De halftoon-instelling kan niet geselecteerd worden wanneer [Standaard] wordt gebruikt.
1
Selecteer de toets [Resolutie].
De huidige belichtinginstelling verschijnt in de [Resolutie]-toets.
WEERGAVE-INSTELLINGEN (pagina 4-48)
2
Selecteer de resolutie.
(1) Selecteer de toets van de gewenste
resolutie.
(2) Selecteer de toets [Basismenu].
Wanneer [Fijn], [Extra Fijn] of [Ultrafijn] geselecteerd zijn, kunt u de [Halftoon]-toets selecteren om halftonen te kiezen.

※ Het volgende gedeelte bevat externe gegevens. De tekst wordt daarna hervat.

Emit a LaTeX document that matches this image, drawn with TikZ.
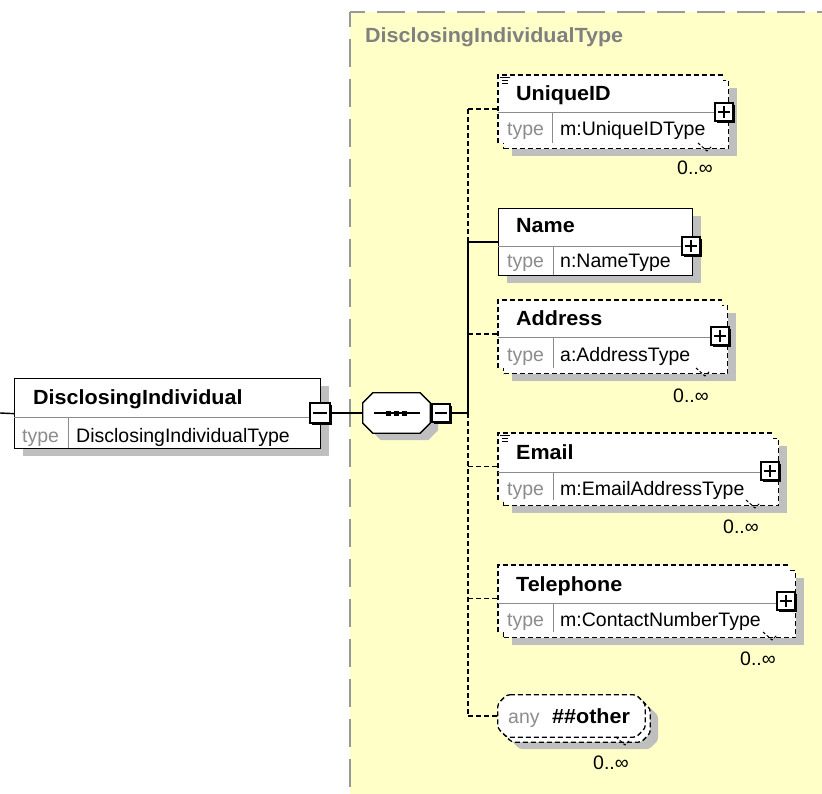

Als u de glasplaat gebruikt om meerdere pagina's van originelen te scannen, kan de resolutie-instelling worden aangepast telkens
wanneer u pagina's verandert. Bij gebruik van de automatische documentinvoer kan de instelling van de resolutie niet meer worden
gewijzigd nadat het scannen is begonnen. (Gebruikt u echter de speciale functie "Opdr. samenst.", dan kan de resolutie telkens
wanneer u een nieuwe set originelen invoert worden gewijzigd.)
Wanneer een fax verzonden is met een resolutie [Ultrafijn], [Extra Fijn] of [Fijn], zal er een lagere resolutie worden gebruikt
als de ontvangende machine die resolutie-instelling niet heeft.
Systeeminstellingen (Beheerder): Instelling Oorspronkelijke Resolutie
Hiermee wijzigt u de standaardinstelling voor de resolutie.